I thought the prizes I passed out were rather cheesy and slightly tacky. However, everyone really seemed to like them. I see the stuff in the “Ladies, Fanci, Stationery, and Gifts” stores around town. The stores are unrelated mom & pop stores, but they all use similar names, often with the same misspellings. Indians’ love of kitsch is also used as part of the storyline in Outsourced3 so I guess it’s confirmed now.
After passing out the gifts, we had our cakes and snacks. The contest organizers provided some marble cake which was passed out first. It was typical Indian cake: dry, not too sweet, no icing, pretty blah in short. I was pleased to see my selection of goodies gobbled up. I’ll know what to bring for my next birthday. (I had difficulty getting rid of the cake I brought last year.)
So over all, the cricket contest was a success with a good time had by all.

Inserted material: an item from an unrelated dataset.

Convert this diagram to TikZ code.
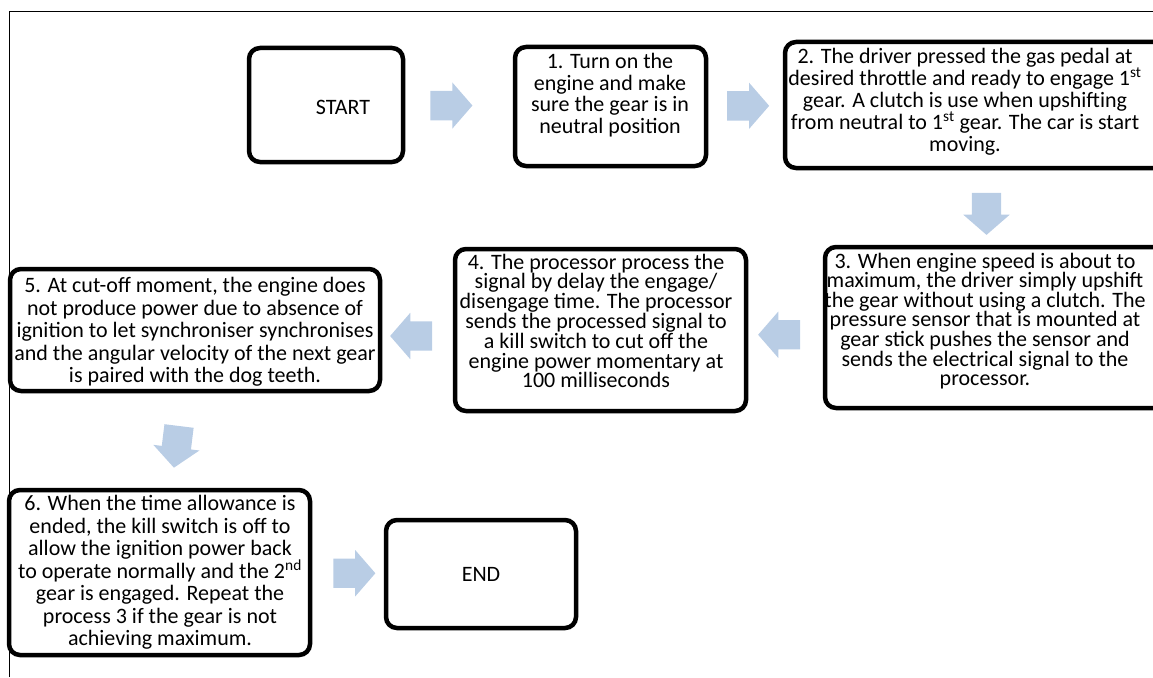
\documentclass[tikz,border=0pt]{standalone}
\usepackage{fontspec}
\setmainfont{Carlito}
\usetikzlibrary{shapes.arrows,calc,positioning}
\definecolor{flowblue}{RGB}{185,205,229}
\newcommand{\linesp}[1]{\fontsize{22}{#1}\selectfont}

\begin{document}
\begin{tikzpicture}[x=1pt, y=-1pt,
  stepbox/.style={draw, line width=4.5pt, rounded corners=11pt, inner sep=0pt},
  steptext/.style={align=center, inner sep=0pt, font=\linesp{21.7}},
  flow/.style={single arrow, fill=flowblue, draw=none, minimum height=42pt,
    inner xsep=0pt, inner ysep=14.5pt, single arrow head extend=8.5pt,
    single arrow tip angle=98}
]
  \useasboundingbox (0,0) rectangle (1153,677);
  % Frame
  \draw[line width=0.8pt] (9,677) -- (9,11) -- (1153,11);
  % Boxes
  \node[stepbox, minimum width=154, minimum height=114] (start) at (326,105) {};
  \node[stepbox, minimum width=191, minimum height=119] (s1) at (610.5,106.5) {};
  \node[stepbox, minimum width=383, minimum height=126] (s2) at (976.5,105) {};
  \node[stepbox, minimum width=343, minimum height=161] (s3) at (996.5,327.5) {};
  \node[stepbox, minimum width=291, minimum height=162] (s4) at (600.5,330) {};
  \node[stepbox, minimum width=370, minimum height=122] (s5) at (195,330) {};
  \node[stepbox, minimum width=301, minimum height=165] (s6) at (159.5,572.5) {};
  \node[stepbox, minimum width=190, minimum height=108] (end) at (481,574) {};
  % Texts
  \node[steptext] (startt) at (343,107) {START};
  \node[steptext] (s1t) at (610,95) {1. Turn on the\\engine and make\\sure the gear is in\\neutral position};
  \node[steptext, font=\linesp{21.9}] (s2t) at (965,101.5) {2. The driver pressed the gas pedal at\\desired throttle and ready to engage 1\textsuperscript{st}\\gear. A clutch is use when upshifting\\from neutral to 1\textsuperscript{st} gear. The car is start\\moving.};
  \node[steptext, font=\linesp{19.6}] (s3t) at (985,321) {3. When engine speed is about to\\maximum, the driver simply upshift\\the gear without using a clutch. The\\pressure sensor that is mounted at\\gear stick pushes the sensor and\\sends the electrical signal to the\\processor.};
  \node[steptext, font=\linesp{19.8}] (s4t) at (596,321) {4. The processor process the\\signal by delay the engage/\\disengage time. The processor\\sends the processed signal to\\a kill switch to cut off the\\engine power momentary at\\100 milliseconds};
  \node[steptext, font=\linesp{22.5}] (s5t) at (195,332) {5. At cut-off moment, the engine does\\not produce power due to absence of\\ignition to let synchroniser synchronises\\and the angular velocity of the next gear\\is paired with the dog teeth.};
  \node[steptext, font=\linesp{22.5}] (s6t) at (160,572.5) {6. When the time allowance is\\ended, the kill switch is off to\\allow the ignition power back\\to operate normally and the 2\textsuperscript{nd}\\gear is engaged. Repeat the\\process 3 if the gear is not\\achieving maximum.};
  \node[steptext] (endt) at (481,574) {END};
  % Block arrows
  \node[flow] (a0) at ($(start.east)!0.37!(s1.west)$) {};
  \node[flow] (a1) at ($(s1.east)!0.45!(s2.west)$) {};
  \node[flow, rotate=-90] (a2) at ($(s2.south)!0.5!(s3.north)$) {};
  \node[flow, rotate=180, yshift=6pt] (a3) at ($(s3.west)!0.5!(s4.east)$) {};
  \node[flow, rotate=180, yshift=6pt] (a4) at ($(s4.west)!0.5!(s5.east)$) {};
  \node[flow, rotate=-97] (a5) at ($(s5.south)!0.5!(s6.north)$) {};
  \node[flow] (a6) at ($(s6.east)!0.5!(end.west)$) {};
\end{tikzpicture}
\end{document}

One of these days, I may even get to go to a live cricket match.
1. As the tournament was played in London, the results weren’t usually known by the morning newspaper’s deadline and weren’t covered in the paper we read at our hotel breakfast. The previous day’s results weren’t published either since they were old news by then.
2. Tea time is at 10:30 AM and 3:30 PM. The “tea ladies” bring a cup of coffee, tea, or chai—usually containing more milk and sugar than brewed liquid—to each person in the office. It is often the highlight of my day at work.
3. Outsourced is a movie about a guy who comes to India to improve the performance of an order fulfillment call center which was outsourced from the US. We really enjoyed the movie since we could relate to so much of what the guy goes through.